__Short task__
Reproduce each line of the material exactly, minus any picture.

====

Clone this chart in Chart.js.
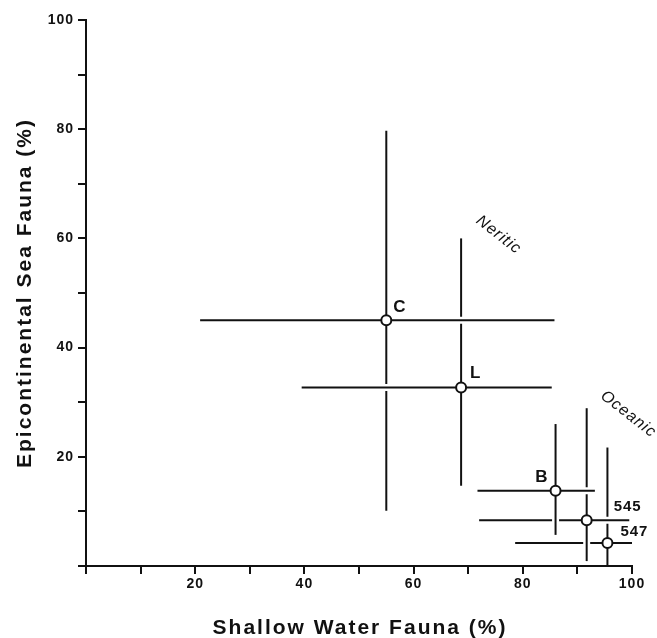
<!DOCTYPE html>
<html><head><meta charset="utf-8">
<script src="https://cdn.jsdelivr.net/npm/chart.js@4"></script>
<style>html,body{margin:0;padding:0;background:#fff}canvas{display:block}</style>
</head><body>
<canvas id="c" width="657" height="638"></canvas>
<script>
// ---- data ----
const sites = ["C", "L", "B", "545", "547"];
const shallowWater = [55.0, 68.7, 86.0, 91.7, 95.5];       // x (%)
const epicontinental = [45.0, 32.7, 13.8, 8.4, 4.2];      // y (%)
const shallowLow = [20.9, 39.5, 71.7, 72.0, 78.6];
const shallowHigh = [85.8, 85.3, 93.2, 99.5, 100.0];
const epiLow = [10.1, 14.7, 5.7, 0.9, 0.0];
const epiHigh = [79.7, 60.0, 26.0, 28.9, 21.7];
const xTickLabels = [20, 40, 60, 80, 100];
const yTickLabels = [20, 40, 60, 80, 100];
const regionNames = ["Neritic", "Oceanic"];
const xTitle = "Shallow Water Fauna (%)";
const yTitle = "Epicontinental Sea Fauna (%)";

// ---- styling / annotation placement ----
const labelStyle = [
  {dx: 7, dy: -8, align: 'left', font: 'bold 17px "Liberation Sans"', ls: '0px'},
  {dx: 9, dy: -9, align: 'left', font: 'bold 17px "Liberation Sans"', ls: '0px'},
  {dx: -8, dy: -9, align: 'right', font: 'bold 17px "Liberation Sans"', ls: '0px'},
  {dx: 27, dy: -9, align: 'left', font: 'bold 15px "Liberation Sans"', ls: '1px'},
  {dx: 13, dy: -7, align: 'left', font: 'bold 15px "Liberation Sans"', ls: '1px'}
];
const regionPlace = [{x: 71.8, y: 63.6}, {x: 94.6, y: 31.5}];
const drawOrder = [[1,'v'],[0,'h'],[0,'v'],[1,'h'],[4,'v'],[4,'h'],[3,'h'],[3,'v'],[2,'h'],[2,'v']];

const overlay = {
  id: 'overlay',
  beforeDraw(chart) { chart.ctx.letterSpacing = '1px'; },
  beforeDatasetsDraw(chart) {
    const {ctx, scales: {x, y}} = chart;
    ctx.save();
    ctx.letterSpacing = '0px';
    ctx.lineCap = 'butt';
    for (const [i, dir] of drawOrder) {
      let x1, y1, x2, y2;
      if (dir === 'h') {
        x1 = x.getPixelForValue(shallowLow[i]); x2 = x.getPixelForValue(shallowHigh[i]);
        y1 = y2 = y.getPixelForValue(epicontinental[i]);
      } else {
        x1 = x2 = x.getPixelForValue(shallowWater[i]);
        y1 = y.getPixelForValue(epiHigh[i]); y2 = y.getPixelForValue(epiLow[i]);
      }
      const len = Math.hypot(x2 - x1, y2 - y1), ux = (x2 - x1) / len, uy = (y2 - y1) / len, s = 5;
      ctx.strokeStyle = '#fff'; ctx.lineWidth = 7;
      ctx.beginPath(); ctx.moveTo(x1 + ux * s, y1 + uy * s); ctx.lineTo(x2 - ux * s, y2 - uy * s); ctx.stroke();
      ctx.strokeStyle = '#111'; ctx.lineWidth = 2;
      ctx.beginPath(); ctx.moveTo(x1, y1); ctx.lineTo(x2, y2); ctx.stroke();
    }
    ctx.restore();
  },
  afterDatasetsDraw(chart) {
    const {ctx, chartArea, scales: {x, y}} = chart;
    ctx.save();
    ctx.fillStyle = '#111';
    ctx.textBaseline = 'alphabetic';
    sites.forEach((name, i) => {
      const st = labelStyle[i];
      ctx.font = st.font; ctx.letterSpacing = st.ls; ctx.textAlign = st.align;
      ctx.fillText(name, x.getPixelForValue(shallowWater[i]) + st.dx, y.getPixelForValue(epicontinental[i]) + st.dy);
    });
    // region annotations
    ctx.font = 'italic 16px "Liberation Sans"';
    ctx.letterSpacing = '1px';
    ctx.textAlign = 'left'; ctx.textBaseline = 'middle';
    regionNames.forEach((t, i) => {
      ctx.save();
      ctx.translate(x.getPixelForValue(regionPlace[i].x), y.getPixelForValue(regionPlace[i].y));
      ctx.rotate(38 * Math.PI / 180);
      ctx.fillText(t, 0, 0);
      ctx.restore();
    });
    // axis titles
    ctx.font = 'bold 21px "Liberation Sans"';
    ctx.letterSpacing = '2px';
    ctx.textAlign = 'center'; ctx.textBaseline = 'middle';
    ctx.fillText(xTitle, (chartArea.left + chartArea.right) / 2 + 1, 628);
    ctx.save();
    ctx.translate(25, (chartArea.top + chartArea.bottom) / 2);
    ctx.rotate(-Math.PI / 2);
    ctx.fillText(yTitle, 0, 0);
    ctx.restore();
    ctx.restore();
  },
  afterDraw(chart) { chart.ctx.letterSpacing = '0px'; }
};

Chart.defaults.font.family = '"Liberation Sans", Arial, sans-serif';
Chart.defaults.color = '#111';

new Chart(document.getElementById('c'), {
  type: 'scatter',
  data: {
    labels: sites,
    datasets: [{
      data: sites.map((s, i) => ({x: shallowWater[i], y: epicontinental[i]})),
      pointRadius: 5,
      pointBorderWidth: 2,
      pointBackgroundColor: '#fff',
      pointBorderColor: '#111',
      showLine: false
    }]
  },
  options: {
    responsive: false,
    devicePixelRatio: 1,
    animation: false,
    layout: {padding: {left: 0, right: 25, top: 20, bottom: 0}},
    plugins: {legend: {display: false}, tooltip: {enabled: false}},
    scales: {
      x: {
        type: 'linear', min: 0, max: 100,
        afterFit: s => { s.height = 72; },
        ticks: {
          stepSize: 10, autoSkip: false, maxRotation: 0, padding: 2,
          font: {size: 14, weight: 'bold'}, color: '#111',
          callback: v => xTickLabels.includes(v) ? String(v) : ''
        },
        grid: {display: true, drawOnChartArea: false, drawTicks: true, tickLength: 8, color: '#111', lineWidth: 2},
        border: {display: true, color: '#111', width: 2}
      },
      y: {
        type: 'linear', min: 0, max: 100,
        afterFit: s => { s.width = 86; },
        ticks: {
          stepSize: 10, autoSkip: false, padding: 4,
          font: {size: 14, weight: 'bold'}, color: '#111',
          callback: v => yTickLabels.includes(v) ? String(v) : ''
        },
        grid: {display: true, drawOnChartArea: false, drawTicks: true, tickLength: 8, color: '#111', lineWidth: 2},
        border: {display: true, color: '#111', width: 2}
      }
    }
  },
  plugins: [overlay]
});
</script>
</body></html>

====

__Complete response__
Clone this chart in Chart.js.
<!DOCTYPE html>
<html><head><meta charset="utf-8">
<script src="https://cdn.jsdelivr.net/npm/chart.js@4"></script>
<style>html,body{margin:0;padding:0;background:#fff}canvas{display:block}</style>
</head><body>
<canvas id="c" width="657" height="638"></canvas>
<script>
// ---- data ----
const sites = ["C", "L", "B", "545", "547"];
const shallowWater = [55.0, 68.7, 86.0, 91.7, 95.5];       // x (%)
const epicontinental = [45.0, 32.7, 13.8, 8.4, 4.2];      // y (%)
const shallowLow = [20.9, 39.5, 71.7, 72.0, 78.6];
const shallowHigh = [85.8, 85.3, 93.2, 99.5, 100.0];
const epiLow = [10.1, 14.7, 5.7, 0.9, 0.0];
const epiHigh = [79.7, 60.0, 26.0, 28.9, 21.7];
const xTickLabels = [20, 40, 60, 80, 100];
const yTickLabels = [20, 40, 60, 80, 100];
const regionNames = ["Neritic", "Oceanic"];
const xTitle = "Shallow Water Fauna (%)";
const yTitle = "Epicontinental Sea Fauna (%)";

// ---- styling / annotation placement ----
const labelStyle = [
  {dx: 7, dy: -8, align: 'left', font: 'bold 17px "Liberation Sans"', ls: '0px'},
  {dx: 9, dy: -9, align: 'left', font: 'bold 17px "Liberation Sans"', ls: '0px'},
  {dx: -8, dy: -9, align: 'right', font: 'bold 17px "Liberation Sans"', ls: '0px'},
  {dx: 27, dy: -9, align: 'left', font: 'bold 15px "Liberation Sans"', ls: '1px'},
  {dx: 13, dy: -7, align: 'left', font: 'bold 15px "Liberation Sans"', ls: '1px'}
];
const regionPlace = [{x: 71.8, y: 63.6}, {x: 94.6, y: 31.5}];
const drawOrder = [[1,'v'],[0,'h'],[0,'v'],[1,'h'],[4,'v'],[4,'h'],[3,'h'],[3,'v'],[2,'h'],[2,'v']];

const overlay = {
  id: 'overlay',
  beforeDraw(chart) { chart.ctx.letterSpacing = '1px'; },
  beforeDatasetsDraw(chart) {
    const {ctx, scales: {x, y}} = chart;
    ctx.save();
    ctx.letterSpacing = '0px';
    ctx.lineCap = 'butt';
    for (const [i, dir] of drawOrder) {
      let x1, y1, x2, y2;
      if (dir === 'h') {
        x1 = x.getPixelForValue(shallowLow[i]); x2 = x.getPixelForValue(shallowHigh[i]);
        y1 = y2 = y.getPixelForValue(epicontinental[i]);
      } else {
        x1 = x2 = x.getPixelForValue(shallowWater[i]);
        y1 = y.getPixelForValue(epiHigh[i]); y2 = y.getPixelForValue(epiLow[i]);
      }
      const len = Math.hypot(x2 - x1, y2 - y1), ux = (x2 - x1) / len, uy = (y2 - y1) / len, s = 5;
      ctx.strokeStyle = '#fff'; ctx.lineWidth = 7;
      ctx.beginPath(); ctx.moveTo(x1 + ux * s, y1 + uy * s); ctx.lineTo(x2 - ux * s, y2 - uy * s); ctx.stroke();
      ctx.strokeStyle = '#111'; ctx.lineWidth = 2;
      ctx.beginPath(); ctx.moveTo(x1, y1); ctx.lineTo(x2, y2); ctx.stroke();
    }
    ctx.restore();
  },
  afterDatasetsDraw(chart) {
    const {ctx, chartArea, scales: {x, y}} = chart;
    ctx.save();
    ctx.fillStyle = '#111';
    ctx.textBaseline = 'alphabetic';
    sites.forEach((name, i) => {
      const st = labelStyle[i];
      ctx.font = st.font; ctx.letterSpacing = st.ls; ctx.textAlign = st.align;
      ctx.fillText(name, x.getPixelForValue(shallowWater[i]) + st.dx, y.getPixelForValue(epicontinental[i]) + st.dy);
    });
    // region annotations
    ctx.font = 'italic 16px "Liberation Sans"';
    ctx.letterSpacing = '1px';
    ctx.textAlign = 'left'; ctx.textBaseline = 'middle';
    regionNames.forEach((t, i) => {
      ctx.save();
      ctx.translate(x.getPixelForValue(regionPlace[i].x), y.getPixelForValue(regionPlace[i].y));
      ctx.rotate(38 * Math.PI / 180);
      ctx.fillText(t, 0, 0);
      ctx.restore();
    });
    // axis titles
    ctx.font = 'bold 21px "Liberation Sans"';
    ctx.letterSpacing = '2px';
    ctx.textAlign = 'center'; ctx.textBaseline = 'middle';
    ctx.fillText(xTitle, (chartArea.left + chartArea.right) / 2 + 1, 628);
    ctx.save();
    ctx.translate(25, (chartArea.top + chartArea.bottom) / 2);
    ctx.rotate(-Math.PI / 2);
    ctx.fillText(yTitle, 0, 0);
    ctx.restore();
    ctx.restore();
  },
  afterDraw(chart) { chart.ctx.letterSpacing = '0px'; }
};

Chart.defaults.font.family = '"Liberation Sans", Arial, sans-serif';
Chart.defaults.color = '#111';

new Chart(document.getElementById('c'), {
  type: 'scatter',
  data: {
    labels: sites,
    datasets: [{
      data: sites.map((s, i) => ({x: shallowWater[i], y: epicontinental[i]})),
      pointRadius: 5,
      pointBorderWidth: 2,
      pointBackgroundColor: '#fff',
      pointBorderColor: '#111',
      showLine: false
    }]
  },
  options: {
    responsive: false,
    devicePixelRatio: 1,
    animation: false,
    layout: {padding: {left: 0, right: 25, top: 20, bottom: 0}},
    plugins: {legend: {display: false}, tooltip: {enabled: false}},
    scales: {
      x: {
        type: 'linear', min: 0, max: 100,
        afterFit: s => { s.height = 72; },
        ticks: {
          stepSize: 10, autoSkip: false, maxRotation: 0, padding: 2,
          font: {size: 14, weight: 'bold'}, color: '#111',
          callback: v => xTickLabels.includes(v) ? String(v) : ''
        },
        grid: {display: true, drawOnChartArea: false, drawTicks: true, tickLength: 8, color: '#111', lineWidth: 2},
        border: {display: true, color: '#111', width: 2}
      },
      y: {
        type: 'linear', min: 0, max: 100,
        afterFit: s => { s.width = 86; },
        ticks: {
          stepSize: 10, autoSkip: false, padding: 4,
          font: {size: 14, weight: 'bold'}, color: '#111',
          callback: v => yTickLabels.includes(v) ? String(v) : ''
        },
        grid: {display: true, drawOnChartArea: false, drawTicks: true, tickLength: 8, color: '#111', lineWidth: 2},
        border: {display: true, color: '#111', width: 2}
      }
    }
  },
  plugins: [overlay]
});
</script>
</body></html>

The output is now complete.